Д. Гранин. Причуды моей памяти
«Отца перевели в Ленинград. Много позже мать как-то упомянула переулок рядом с французской церковью, где они поселились. Д. пошел туда, уверенный, что сам найдет их жилье. Долго он вглядывался в эти каменные многоэтажные дома. Ничего не возникало, начисто. Зато вспомнилось другое, одно из самых первых городских событий. Была Женька, их домработница. Саму Женьку Д. не помнит, помнит лишь то, как она водила его в ближайший сквер гулять, и там он пел какую-то нехитрую песенку тех времен, может, «Кирпичики», а может «Маруся отравилась», при этом танцевал. Очевидно, Женька выучила его этому. Она ходила с ним по скверу, подводила к скоплению мамаш и детей, и Д. начинал там свое представление. Женька же обходила зрителей и собирала денежку в его шапочку. Д. свою роль выполнял с удовольствием. Женька тоже была довольна приработком. Номер пользовался успехом. Малыш, одетый вполне прилично, кажется в матросский костюмчик, работал тонкий психологический расчет: мать, то есть Женька, она, значит, заботилась о дитяти, сама — в драном платье, а ребеночек ухожен, подстрижен, умыт, и вот он своим ангельским голоском поет:
Пускай могила меня накажет
За то, что я тебя люблю.
Но я могилы не страшуся,
Кого люблю и с тем умру…
Слушатели хохотали и щедро награждали его. Женька строго наказала Д. дома не рассказывать, за это она покупала ему мороженое».
Д. Гранин.

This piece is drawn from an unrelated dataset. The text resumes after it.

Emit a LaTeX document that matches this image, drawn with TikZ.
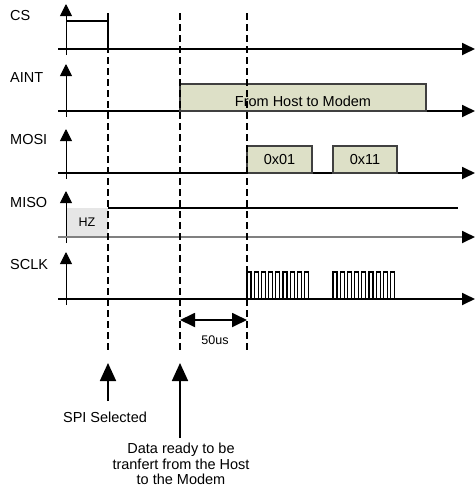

Всё было не совсем так
«Отца переводили время от времени из леспромхоза в леспромхоз: то в Новгородчину, то на Псковщину, то отправляли куда-то в Бийск, в Невьянск, в Вятку, затем опять под Кингисепп. Не знаю, почему так получалось. Был он человек счастливой мягкости и доброты, счастливой, потому что не страдал от своей мягкости, не считал ее слабостью. Всего, чего он добивался в спорах своих с начальниками, с настырными лесозаготовителями, он добивался добротой. Доброта была его слабостью и силой. Его старались не обижать. Может, скитания наши происходили из-за его покладистого характера? Дети мало что знают про работу своих отцов…
Мы садились на высокие вагонетки и катились на далекие делянки. Отец постоянно хитрил, торговался с заготовителями, подрядчиками, стараясь всучить им лесосеки подальше от железной дороги, чтобы рубить все же выборочно, а не сплошняком. Лесорубы за это тоже сердились на него, предприятия жаловались, особенно экспортные. Экспортлес — был такой толстый дядя в жилете с манишкой. Все были против отца, не пойму, как он держался.
Больше помнились не люди, а сама лежневка, ее разлохмаченные деревянные рельсы, чалые лошади, впряженные в вагонетки. Еще ручная дрезина, на которой мы неслись по главной магистрали — железной узкоколейке. И сами переводили стрелки…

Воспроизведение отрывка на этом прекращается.